Kızamık hastalığında en sık görülen belirti vücutta kırmızı
- kahverengi döküntüler ve ateştir.
Belirtiler virüsün vücuda girişinden yaklaşık 9 ila 11 gün sonra başlar.
Kızamıkta görülebilen diğer belirtilerden bazıları gözlerde sulanma, göz
kapaklarında şişlik, ışığa karşı hassasiyet, boğazda ya da yanak iç yüzünde
lekeler, genel vücut ağrısı.
KIZAMIKÇIK
Kızamıkçık, en sık olarak bebek ve çocuklarda görülen
bulaşıcı bir viral enfeksiyondur. Aşı yoluyla önlenebildiğinden eskiye göre
görülme sıklığı azalmıştır.
Kızamıkçık belirtileri her çocukta farklı şekillerde
bulunabilir. Hastalıkta ateş, burun akıntısı, öksürük gibi grip benzeri
belirtiler sıklıkla görülür. Kızamıkçıkta tipik olarak küçük, parlak kırmızı
deri döküntüleri vardır. Döküntüler genellikle kaşıntılı değildir.
KABAKULAK
Kabakulak, özellikle parotis bezlerini etkileyen viral bir
enfeksiyondur. Parotis bezleri kulaklarımızın önünde bulunan büyük tükürük
bezleridir. Kabakulak bu bezlerden birini ya da ikisini birden etkileyebilen
bir enfeksiyondur. Tedavisi yoktur ve bu sebeple aşılama çok önemlidir.

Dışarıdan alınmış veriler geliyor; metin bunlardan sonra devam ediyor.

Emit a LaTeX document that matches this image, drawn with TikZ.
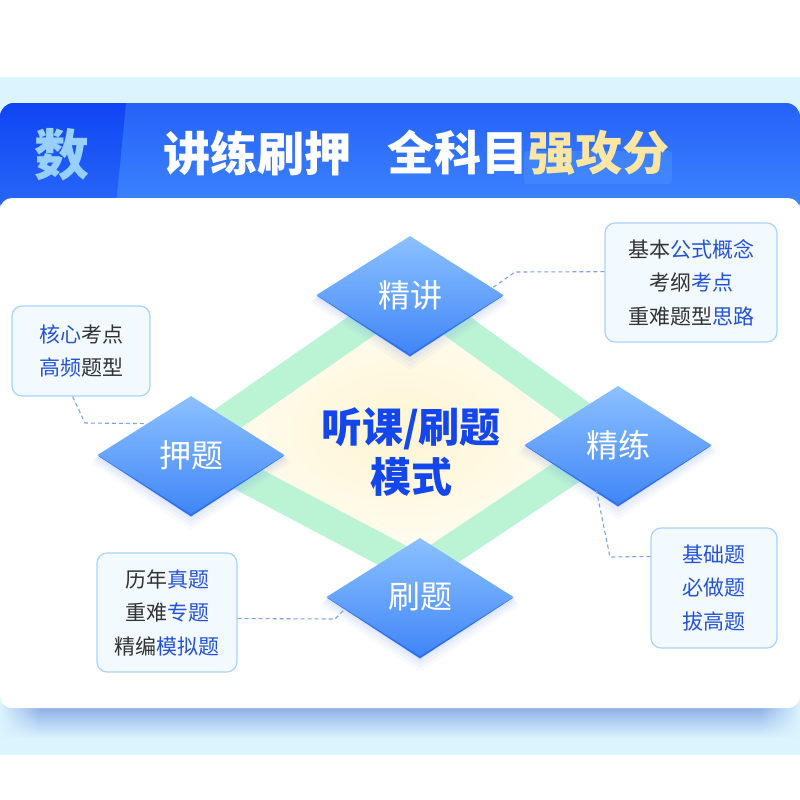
\documentclass[tikz,border=0pt]{standalone}
\usepackage{fontspec}
\setmainfont{Noto Sans CJK SC}
\usetikzlibrary{shapes.geometric,fadings,calc}
\definecolor{lightbg}{HTML}{DBF4FE}
\definecolor{shadowc}{HTML}{86A8E4}
\definecolor{hdtop}{HTML}{2562F8}
\definecolor{hdbot}{HTML}{3F86FF}
\definecolor{hddka}{HTML}{0F45F3}
\definecolor{hddkb}{HTML}{2A6AF8}
\definecolor{shu}{HTML}{97CFFF}
\definecolor{gold}{HTML}{FCE6A4}
\definecolor{hl}{HTML}{4B8FFF}
\definecolor{bandc}{HTML}{BAF4D5}
\definecolor{fillin}{HTML}{FFF5D2}
\definecolor{fillout}{HTML}{FFFDF6}
\definecolor{dtop}{HTML}{8CC1FF}
\definecolor{dbot}{HTML}{4086F7}
\definecolor{rimc}{HTML}{3170EE}
\definecolor{dshc}{HTML}{5F88E6}
\definecolor{boxb}{HTML}{A9D3FB}
\definecolor{boxf}{HTML}{F2F9FF}
\definecolor{dk}{HTML}{333333}
\definecolor{bl}{HTML}{2452D8}
\definecolor{connc}{HTML}{7BA4EA}
\definecolor{ctext}{HTML}{1446EE}
\newcommand{\bdia}[4]{%
  \begin{scope}[shift={(#2,#3)}]
    \foreach \s/\o in {16/0.04,12/0.05,8/0.06,4/0.07}{
      \fill[dshc, opacity=\o] (-93.5-0.4*\s,0.5*\s) -- (0,59+\s) -- (93.5+0.4*\s,0.5*\s) -- (0,-59+0.5*\s) -- cycle;}
    \fill[rimc] (-93.5,0.5) -- (0,61.5) -- (93.5,0.5) -- cycle;
  \end{scope}
  \node[bdstyle] (#1) at (#2,#3) {#4};}
\begin{document}
\begin{tikzpicture}[x=1pt,y=-1pt,
  bdstyle/.style={diamond, minimum width=187pt, minimum height=118pt, inner sep=0pt, aspect=1.585,
    top color=dtop, bottom color=dbot, text=white, font=\fontsize{32}{32}\selectfont},
  cbox/.style={draw=boxb, line width=1.2pt, fill=boxf, rounded corners=10pt, inner sep=0pt,
    align=center, font=\fontsize{21}{33.5}\selectfont, text=dk},
  conn/.style={draw=connc, line width=1.1pt, dash pattern=on 4pt off 3pt},
  titlefont/.style={font=\bfseries\fontsize{47}{47}\selectfont, text=white, inner sep=0pt}]
\useasboundingbox (0,0) rectangle (800,800);
\fill[white] (0,0) rectangle (800,800);
\fill[lightbg] (0,77) rectangle (800,755);
% card shadow
\shade[top color=shadowc, bottom color=lightbg, path fading=west] (0,704) rectangle (40,738);
\shade[top color=shadowc, bottom color=lightbg, path fading=east] (760,704) rectangle (800,738);
\shade[top color=shadowc, bottom color=lightbg] (40,704) rectangle (760,738);
% header
\begin{scope}
  \clip[rounded corners=14pt] (0,103) rectangle (800,215);
  \shade[top color=hdtop, bottom color=hdbot] (0,103) rectangle (800,215);
  \shade[top color=hddka, bottom color=hddkb] (0,103) -- (126,103) -- (115,215) -- (0,215) -- cycle;
\end{scope}
\node[font=\bfseries\fontsize{55}{55}\selectfont, text=shu, inner sep=0pt] (shu) at (62,155) {数};
\fill[hl, opacity=0.55, rounded corners=3pt] (524,151) rectangle (672,184);
\node[titlefont] (t1) at (257.5,153) {讲练刷押};
\node[titlefont] (t2) at (528.5,153) {全科目\textcolor{gold}{强攻分}};
% card
\fill[white, rounded corners=12pt] (0,198) rectangle (800,708);
% green frame
\coordinate (gT) at (410,292);
\coordinate (gR) at (615,440);
\coordinate (gB) at (420,570);
\coordinate (gL) at (187,447);
\shade[inner color=fillin, outer color=fillout] (gT) -- (gR) -- (gB) -- (gL) -- cycle;
\draw[line width=30pt, bandc, line join=miter] (gT) -- (gR) -- (gB) -- (gL) -- cycle;
% center text
\node[font=\bfseries\fontsize{41}{50}\selectfont, text=ctext, align=center, inner sep=0pt] (ct) at (411,452) {听课/刷题\\模式};
% blue diamonds
\bdia{jj}{410}{295}{精讲}
\bdia{yt}{191}{455}{押题}
\bdia{jl}{618}{445}{精练}
\bdia{st}{420}{597}{刷题}
% callout boxes
\node[cbox, minimum width=172pt, minimum height=119pt] (b1) at (691,282.5)
  {基本\textcolor{bl}{公式概念}\\考纲\textcolor{bl}{考点}\\重难题型\textcolor{bl}{思路}};
\node[cbox, minimum width=138pt, minimum height=90pt] (b2) at (81,351)
  {\textcolor{bl}{核心}考点\\\textcolor{bl}{高频}题型};
\node[cbox, minimum width=140pt, minimum height=119pt] (b3) at (167,612.5)
  {历年\textcolor{bl}{真题}\\重难\textcolor{bl}{专题}\\精编\textcolor{bl}{模拟题}};
\node[cbox, minimum width=126pt, minimum height=120pt, text=bl] (b4) at (714,588)
  {基础题\\必做题\\拔高题};
% connectors
\coordinate (k1) at (515,272);
\draw[conn] ($(b1.north west)!0.41!(b1.south west)$) -- (k1) -- ($(jj.north)!0.88!(jj.east)$);
\coordinate (k2) at (85,423);
\draw[conn] ($(b2.south west)!0.44!(b2.south east)$) -- (k2) -- ($(yt.west)!0.53!(yt.north)$);
\coordinate (k3) at (335,619);
\draw[conn] ($(b3.north east)!0.55!(b3.south east)$) -- (k3) -- ($(st.west)!0.2!(st.south)$);
\coordinate (k4) at (610,557);
\draw[conn] ($(b4.north west)!0.24!(b4.south west)$) -- (k4) -- ($(jl.south)!0.23!(jl.west)$);
\end{tikzpicture}
\end{document}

Hastalık, kabakulak virüsünün neden olduğu bir
enfeksiyondur. Durumdan etkilenmiş bir kişiden tükürük, balgam gibi solunum
salgıları yoluyla bulaşabilir. Etken ile temas sonucu virüs solunum yolundan
tükürük bezlerine gider, burada çoğalır ve bezlerin şişmesine neden olur.

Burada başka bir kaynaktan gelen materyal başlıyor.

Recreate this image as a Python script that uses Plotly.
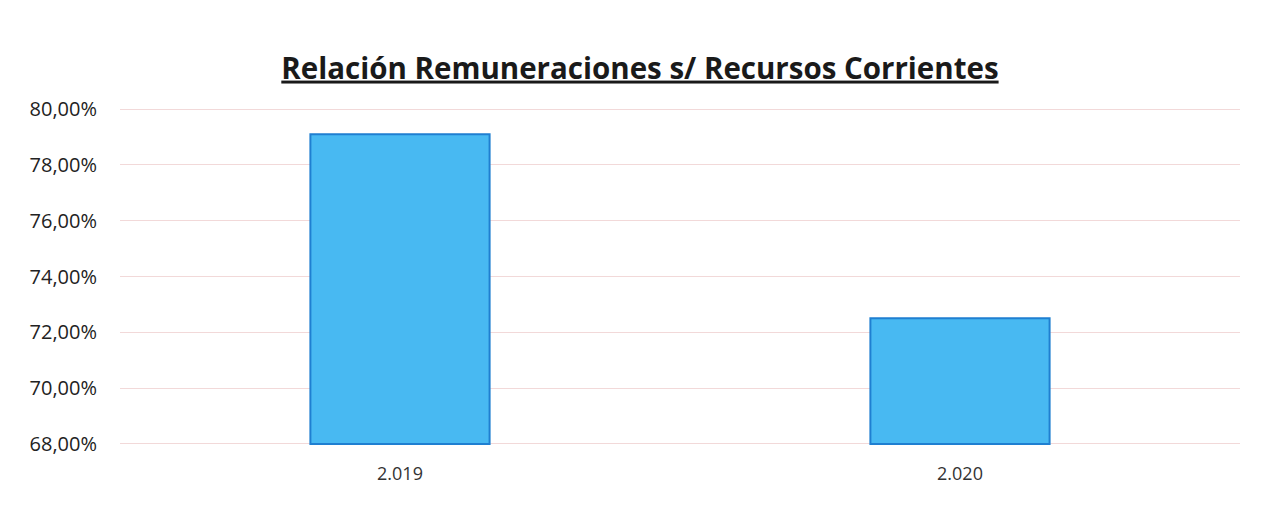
import plotly.graph_objects as go

categories = ["2.019", "2.020"]
values = [79.1, 72.5]
tick_vals = [68, 70, 72, 74, 76, 78, 80]
tick_text = ["68,00%", "70,00%", "72,00%", "74,00%", "76,00%", "78,00%", "80,00%"]
title_text = "<b>Relación Remuneraciones s/ Recursos Corrientes</b>"
base_value = 68

fig = go.Figure()
fig.add_trace(go.Bar(
    x=categories, y=[v - base_value for v in values], base=base_value,
    marker=dict(color="#48b9f2", line=dict(color="#1f7fd1", width=2)),
    width=0.32,
))

fig.update_layout(
    width=1269, height=515,
    margin=dict(l=112, r=37, t=100, b=78),
    paper_bgcolor="white", plot_bgcolor="white",
    font=dict(family="Open Sans", color="#333333"),
    title=dict(text=title_text, x=0.498, xanchor="center", y=0.883, yanchor="middle",
               font=dict(family="Open Sans", size=29.5, color="#1a1a1a", lineposition="under")),
    showlegend=False,
    xaxis=dict(showline=False, tickfont=dict(size=18, color="#333333"), ticks="",
               showgrid=False, automargin=False, ticklabelstandoff=16),
    yaxis=dict(range=[67.96, 80.04], tickvals=tick_vals, ticktext=tick_text,
               tickfont=dict(size=20, color="#222222"), gridcolor="#f2d9d9",
               gridwidth=1, zeroline=False, showline=False, ticks="",
               automargin=False, ticklabelstandoff=22),
)
fig.write_html("out.html")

Hastalığa yakalanan bazı insanlarda herhangi bir belirti
görülmezken bazı bireylerde ise hafif belirtiler bulunur. Kabakulak
hastalığında yüzün bir veya iki tarafında şişmiş ve ağrılı tükürük bezleri,
ateş, baş ağrısı, kas ağrıları, halsizlik ve yorgunluk, iştah kaybı, mide
bulantısı, eklem ağrıları, çiğneme veya yutma sırasında ağrı, ağız kuruluğu
gibi belirti ve bulgular görülür.
SUÇİÇEĞİ
Suçiçeği virüsü temel olarak suçiçeği ve zona olmak üzere
iki farklı hastalığa sebebiyet verir. Suçiçeği hastalığında virüsün vücuda
alınmasından sonra başlayan 2-3 haftalık bir kuluçka süresi vardır. Kuluçka
süresinin ardından halsizlik, bitkinlik, ateş ve içi sıvı dolu döküntüler ile
kendini belli eder. Ateş ilk birkaç gün hafif seyreder. Genellikle yüz ve boyun
çevresinde görülen döküntüler aşırı derecede kaşıntıya neden olur. Bu da
çocukların bu vezikülleri ister istemez patlatmasına ve kalıcı izler bırakacak
yaralar oluşmasına yol açar. Döküntüler yaklaşık bir hafta süre ile vücutta
varlığını sürdürür. Döküntülerin olduğu dönemde virüs yoğun miktarda çevreye
saçılır. Hastalığın yayılmasını önlemek için çocukların bu dönemde sosyal
ortamlardan izole tutulmasında fayda vardır.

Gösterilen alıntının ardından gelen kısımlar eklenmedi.